I was sexually assaulted three times over the course of a single weekend, each incidence of abuse was an escalation, until finally I was locked in a small cabin, restrained and forcibly violated. The perpetrator had waited for me to enter the cabin, then bolted the door behind me and closed the curtains to the small windows. I had no means of escape and the sexual assault enacted upon me was hidden from view. These two actions: bolting the door and closing the curtains, to me were signs of something horrific and terrifying to come.
Victims of sexual abuse, when triggered are known to react or respond to the threat at the same chronological age in which the abuse took place. The lawyer’s deliberate locking of the door and closing the blinds immediately triggered my flight or fight response. My goal, in that moment and from the perspective of my 13-year old self, was to escape that room as quickly as possible; in my mind that was the only way to protect myself. The result was that I quit The Canadian Tenors and walked away from a lucrative singing career, and though I would go on to do a little more performing, that meeting and my reaction to it essentially ended my professional singing career.
When we do not take the time to heal we view life through the lens of our past experience, and we react in ways that are not in proportion with the reality of the moment. I was under no real threat with The Canadian Tenors, though I may have been required to renegotiate my contract for the good of the group and the organization; what may have been lost in that renegotiation was nothing compared to the ultimate loss of my career and income. Without having taken the time to heal, I was reacting to threats instinctively and from the perspective of a boy who had been harmed, not as the man I had become. In hindsight it is obvious that my reaction was too extreme for the circumstance, and yet in the moment, and from my perspective as a victim, it seemed perfectly reasonable and in fact warranted.

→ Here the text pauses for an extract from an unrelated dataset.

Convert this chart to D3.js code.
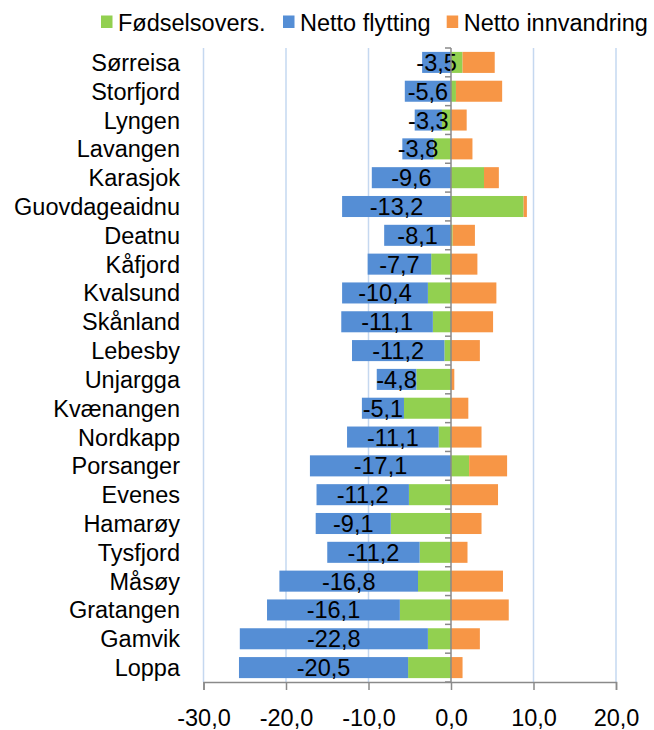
<!DOCTYPE html>
<html>
<head>
<meta charset="utf-8">
<script src="https://d3js.org/d3.v7.min.js"></script>
<style>
    body { margin: 0; background: #fff; }
    text { font-family: "Liberation Sans", Arial, sans-serif; }
</style>
</head>
<body>
<div id="chart"></div>
<script>

//Chart values
var kommuner = ["Sørreisa", "Storfjord", "Lyngen", "Lavangen", "Karasjok", "Guovdageaidnu", "Deatnu",
    "Kåfjord", "Kvalsund", "Skånland", "Lebesby", "Unjargga", "Kvænangen", "Nordkapp", "Porsanger",
    "Evenes", "Hamarøy", "Tysfjord", "Måsøy", "Gratangen", "Gamvik", "Loppa"];
var fodselsovers = [1.4, 0.6, -1.1, -2.1, 4.0, 8.8, 0.2, -2.4, -2.8, -2.2, -0.8, -4.2, -5.7, -1.5, 2.2,
    -5.1, -7.3, -3.8, -4.0, -6.2, -2.8, -5.2];
var nettoFlytting = [-3.5, -5.6, -3.3, -3.8, -9.6, -13.2, -8.1, -7.7, -10.4, -11.1, -11.2, -4.8, -5.1,
    -11.1, -17.1, -11.2, -9.1, -11.2, -16.8, -16.1, -22.8, -20.5];
var nettoInnvandring = [3.9, 5.6, 1.9, 2.6, 1.8, 0.4, 2.7, 3.2, 5.5, 5.1, 3.5, 0.4, 2.1, 3.7, 4.6, 5.7,
    3.7, 2.0, 6.3, 7.0, 3.5, 1.4];
var seriesNames = ["Fødselsovers.", "Netto flytting", "Netto innvandring"];
var xTicks = [-30, -20, -10, 0, 10, 20];

var colors = {"Fødselsovers.": "#92d050", "Netto flytting": "#558ed5", "Netto innvandring": "#f79646"};

var margin = {top: 48, right: 38, bottom: 48, left: 203.5};
var width = 654 - margin.left - margin.right;
var height = 730 - margin.top - margin.bottom;

var svg = d3.select("#chart").append("svg")
    .attr("width", 654)
    .attr("height", 730);

var g = svg.append("g")
    .attr("transform", "translate(" + margin.left + "," + margin.top + ")");

//Norwegian number format (comma decimal)
var nb = d3.formatLocale({decimal: ",", thousands: " ", grouping: [3], currency: ["", " kr"], minus: "-"});
var fmt = nb.format(".1f");

//Table for the stack
var rows = kommuner.map(function (k, i) {
    return {
        kommune: k,
        "Fødselsovers.": fodselsovers[i],
        "Netto flytting": nettoFlytting[i],
        "Netto innvandring": nettoInnvandring[i]
    };
});

var stacked = d3.stack()
    .keys(seriesNames)
    .offset(d3.stackOffsetDiverging)(rows);

//Scales
var x = d3.scaleLinear()
    .domain([-30, 20])
    .range([0, width]);

var y = d3.scaleBand()
    .domain(kommuner)
    .range([0, height])
    .paddingInner(0.27)
    .paddingOuter(0.135);

//Gridlines
g.append("g")
    .selectAll("line")
    .data(xTicks.filter(function (d) { return d !== 0; }))
    .enter().append("line")
    .attr("x1", function (d) { return x(d); })
    .attr("x2", function (d) { return x(d); })
    .attr("y1", 0)
    .attr("y2", height)
    .attr("stroke", "#c5d8f0")
    .attr("stroke-width", 1.5);

//Bars
g.append("g")
    .selectAll("g")
    .data(stacked)
    .enter().append("g")
    .attr("fill", function (d) { return colors[d.key]; })
    .selectAll("rect")
    .data(function (d) { return d; })
    .enter().append("rect")
    .attr("x", function (d) { return x(Math.min(d[0], d[1])); })
    .attr("width", function (d) { return Math.abs(x(d[1]) - x(d[0])); })
    .attr("y", function (d) { return y(d.data.kommune); })
    .attr("height", y.bandwidth());

//Data labels on Netto flytting
var flyttSeries = stacked[1];
g.append("g")
    .selectAll("text")
    .data(flyttSeries)
    .enter().append("text")
    .attr("x", function (d) { return x((d[0] + d[1]) / 2); })
    .attr("y", function (d) { return y(d.data.kommune) + y.bandwidth() / 2; })
    .attr("dy", "0.36em")
    .attr("text-anchor", "middle")
    .attr("font-size", "23.5px")
    .attr("fill", "#000")
    .text(function (d) { return fmt(d.data["Netto flytting"]); });

//Category axis at zero
var yAxis = g.append("g")
    .attr("transform", "translate(" + x(0) + ",0)");

yAxis.append("line")
    .attr("y1", 0)
    .attr("y2", height)
    .attr("stroke", "#8a8a8a")
    .attr("stroke-width", 1.5);

yAxis.selectAll(".tick")
    .data(d3.range(kommuner.length + 1))
    .enter().append("line")
    .attr("x1", -6)
    .attr("x2", 0)
    .attr("y1", function (i) { return i * height / kommuner.length; })
    .attr("y2", function (i) { return i * height / kommuner.length; })
    .attr("stroke", "#8a8a8a")
    .attr("stroke-width", 1.5);

//Category labels (low position)
g.append("g")
    .selectAll("text")
    .data(kommuner)
    .enter().append("text")
    .attr("x", 180 - margin.left)
    .attr("y", function (d) { return y(d) + y.bandwidth() / 2; })
    .attr("dy", "0.36em")
    .attr("text-anchor", "end")
    .attr("font-size", "23.5px")
    .attr("fill", "#000")
    .text(function (d) { return d; });

//X Axis
var xAxisCall = d3.axisBottom(x)
    .tickValues(xTicks)
    .tickSize(8)
    .tickPadding(19)
    .tickFormat(function (d) { return fmt(d); });

var xAxis = g.append("g")
    .attr("transform", "translate(0," + height + ")")
    .call(xAxisCall);

xAxis.select(".domain")
    .attr("stroke", "#8a8a8a")
    .attr("stroke-width", 1.5);
xAxis.selectAll(".tick line")
    .attr("stroke", "#8a8a8a")
    .attr("stroke-width", 1.5);
xAxis.selectAll(".tick text")
    .attr("font-size", "23.5px")
    .attr("font-family", "Liberation Sans, Arial, sans-serif")
    .attr("fill", "#000");

//Legend
var legendX = [101, 283, 446.7];
var legend = svg.append("g")
    .selectAll("g")
    .data(seriesNames)
    .enter().append("g")
    .attr("transform", function (d, i) { return "translate(" + legendX[i] + ",0)"; });

legend.append("rect")
    .attr("x", 0)
    .attr("y", 15.5)
    .attr("width", 11.5)
    .attr("height", 12.5)
    .attr("fill", function (d) { return colors[d]; });

legend.append("text")
    .attr("x", 17)
    .attr("y", 30.5)
    .attr("font-size", "23.5px")
    .attr("fill", "#000")
    .text(function (d) { return d; });

</script>
</body>
</html>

Healing trauma is necessary, not only to be able to move on with life, but so that you do not compound the trauma and hurt you experience in life. No one was to blame for how I responded in that meeting, and in reality I was the only one who knew what was happening inside my mind. Not taking the time to heal and not facing past trauma head-on had unintended consequences that extended well beyond the original abuse and seeped into every aspect of my life. Only by consciously taking the time to face past traumas and heal from them was I able to step out of the engrained flight or fight response that I believed was keeping me safe, but was actually causing more harm and damage in my life, much more than the scope of the sexual abuse ever could have had on its own.
Healing is a personal responsibility, a choice we make when the time is right for us, but it is important to appreciate the harm we perpetuate. When you are unable or unwilling to move from a state of victimhood to healing you carry forward the effects and triggers that may be associated with the abuse into every aspect of your life. The harm I perpetuated in my life required me to process more traumas, to deal with more consequences, and not the result of the sexual abuse either, but my own actions. I was not responsible for the sexual abuse that happened to me, but I was responsible for what happened afterwards.